Il convegno e il messaggio
L’altro ieri, all’hotel Parco dei Principi di Roma, Alessandro Onorato ha ufficializzato la volontà di costruire un progetto civico a dimensione nazionale. L’obiettivo: federare le esperienze civiche nate nei territori e offrire al centrosinistra un contributo di concretezza e radicamento locale. «Non un nuovo Terzo Polo», ha precisato, ma una rete civica che, sulla base del “buon governo”, possa dare forza a un’offerta politica diversa da quella partitica tradizionale. Un civismo pragmatico, non ideologico, capace – nelle intenzioni – di raccogliere energie oggi disperse. Lunedì anche Paolo Ciani, espressione della Comunità di Sant’Egidio, proporrà un’iniziativa fac-simile denominata “Rete civica solidale”.
Le presenze e la regia politica
Dietro queste operazioni studiate a tavolino s’intravede la regia di Franceschini e Bettini, gli azionisti di maggioranza del Nazareno. Anche il sindaco Gualtieri, seduto in prima fila in segno di solidarietà con il suo assessore, ha messo a verbale l’adesione alla strategia di rivitalizzazione del centrosinistra. Tutto questo, in realtà, è il sintomo di una crisi di visione e di leadership, sicché si tenta di supplire all’assenza di pensiero strategico con l’assemblaggio di forze locali impigliate nel sistema di potere del Pd. Ciani e Onorato non apportano nulla di aggiuntivo a quell’abbozzo di coalizione che finora è andata sotto il nome di “campo largo”. A conti fatti, questo civismo dai contorni labili serve a contenere l’intraprendenza di Renzi, senza che la manovra possa ambire a spostare consensi a vantaggio della coalizione. Si gioca a redistribuire le forze, non ad accrescerle.
Una forzatura istituzionale
Spiace constatare che il sindaco di Roma abbia ritenuto opportuno avallare una simile iniziativa. Non se ne comprendono le ragioni. È lecito domandarsi se sia credibile che un assessore in carica, a due anni dalla scadenza della consiliatura e delle prossime elezioni politiche, possa dedicarsi a un progetto politico così ambizioso e impegnativo quando il suo compito dovrebbe consistere nel fare bene l’amministratore locale. Onorato, certo, ha diritto di perseguire il suo disegno, ma dovrebbe avere l’onestà di dimettersi. E il sindaco, dal canto suo, avrebbe il dovere – politico e istituzionale – di ricordarglielo.

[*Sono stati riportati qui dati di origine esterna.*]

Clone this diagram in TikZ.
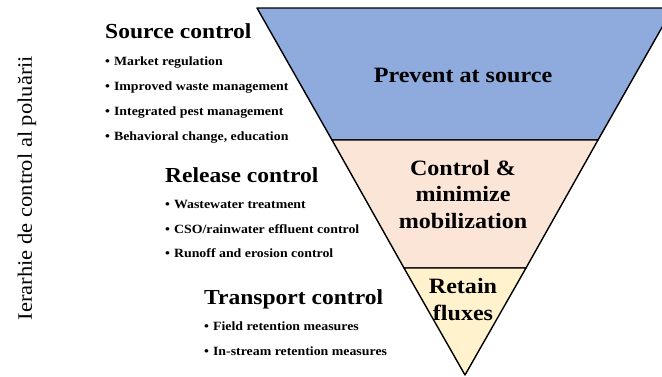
\documentclass[tikz,border=0pt]{standalone}
\usepackage{tikz}
\usepackage{xcolor}
\usepackage{fontspec}
\setmainfont{Liberation Serif}[FakeStretch=1.1]

\definecolor{srcblue}{RGB}{143,170,220}
\definecolor{relpeach}{RGB}{251,229,214}
\definecolor{trnyellow}{RGB}{255,242,204}

\tikzset{
  head/.style={anchor=base west, inner sep=0pt, font=\fontsize{21.4}{24}\selectfont\bfseries},
  bitem/.style={anchor=base west, inner sep=0pt, font=\fontsize{12.6}{14}\selectfont\bfseries},
  bandtext/.style={align=center, inner sep=0pt, font=\fontsize{21.9}{26.5}\selectfont\bfseries},
  band/.style={draw=black, line width=1.4pt, line join=round}
}
\newcommand{\bul}{\textbullet\hspace{4pt}}

\begin{document}
\begin{tikzpicture}[x=1pt, y=-1pt]
  \useasboundingbox (0,0) rectangle (662,376);
  \clip (0,0) rectangle (662,376);

  % inverted triangle, three bands
  \coordinate (tl) at (257,8);
  \coordinate (tr) at (673,8);
  \coordinate (m1l) at (332,140);
  \coordinate (m1r) at (598,140);
  \coordinate (m2l) at (404,268);
  \coordinate (m2r) at (526,268);
  \coordinate (apex) at (465,375);

  \draw[band, fill=srcblue] (tl) -- (tr) -- (m1r) -- (m1l) -- cycle;
  \draw[band, fill=relpeach] (m1l) -- (m1r) -- (m2r) -- (m2l) -- cycle;
  \draw[band, fill=trnyellow] (m2l) -- (m2r) -- (apex) -- cycle;

  % last line baseline is the node's base
  \node[bandtext, anchor=base] (prevent) at (463,82) {Prevent at source};
  \node[bandtext, anchor=base] (minimize) at (463,228) {Control \&\\minimize\\mobilization};
  \node[bandtext, anchor=base] (retain) at (463,320) {Retain\\fluxes};

  % left side labels
  \node[head] (source) at (105,38) {Source control};
  \node[bitem] (s1) at (105,65) {\bul Market regulation};
  \node[bitem] (s2) at (105,90) {\bul Improved waste management};
  \node[bitem] (s3) at (105,115) {\bul Integrated pest management};
  \node[bitem] (s4) at (105,140) {\bul Behavioral change, education};

  \node[head] (release) at (165,182) {Release control};
  \node[bitem] (r1) at (165,208) {\bul Wastewater treatment};
  \node[bitem] (r2) at (165,233) {\bul CSO/rainwater effluent control};
  \node[bitem] (r3) at (165,257) {\bul Runoff and erosion control};

  \node[head] (transport) at (204,304) {Transport control};
  \node[bitem] (t1) at (204,330) {\bul Field retention measures};
  \node[bitem] (t2) at (204,355) {\bul In-stream retention measures};

  \node[rotate=90, font=\fontsize{20.5}{22}\selectfont] (hier) at (27,188) {Ierarhie de control al poluării};
\end{tikzpicture}
\end{document}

C’è un evidente squilibrio: mentre il sindaco, sulla base delle norme vigenti, in caso di candidatura al Parlamento deve dimettersi almeno sei mesi prima delle elezioni, un assessore può invece utilizzare la visibilità del suo ruolo per costruirsi una legittimazione politica, senza dover lasciare l’incarico. È un’anomalia che suscita grandi interrogativi. E che mina, peraltro, l’equilibrio complessivo dell’amministrazione comunale.
L’errore di Gualtieri
Gualtieri non deve scomodarsi nell’esercizio che gli è più consono, quello di studioso e scrittore di storia. Basta un po’ di memoria. Quando Rutelli e Veltroni furono chiamati alla guida del centro-sinistra, non ebbero esitazione a dimettersi. Nel 2001 e nel 2007 l’assemblea capitolina fu sciolta in anticipo. Si dirà che Gualtieri oggi non è coinvolto in prima persona e che il suo ruolo, rivendicato ogni giorno, è quello di sindaco; tuttavia, per superficialità o distrazione, lascia che la giunta da lui presieduta diventi l’ambulacro delle peripezie di Onorato. Che dire, non è qualcosa di scombinato e fazioso? Forse sarebbe bene che il Pd riflettesse sui rischi generati da questo passo falso.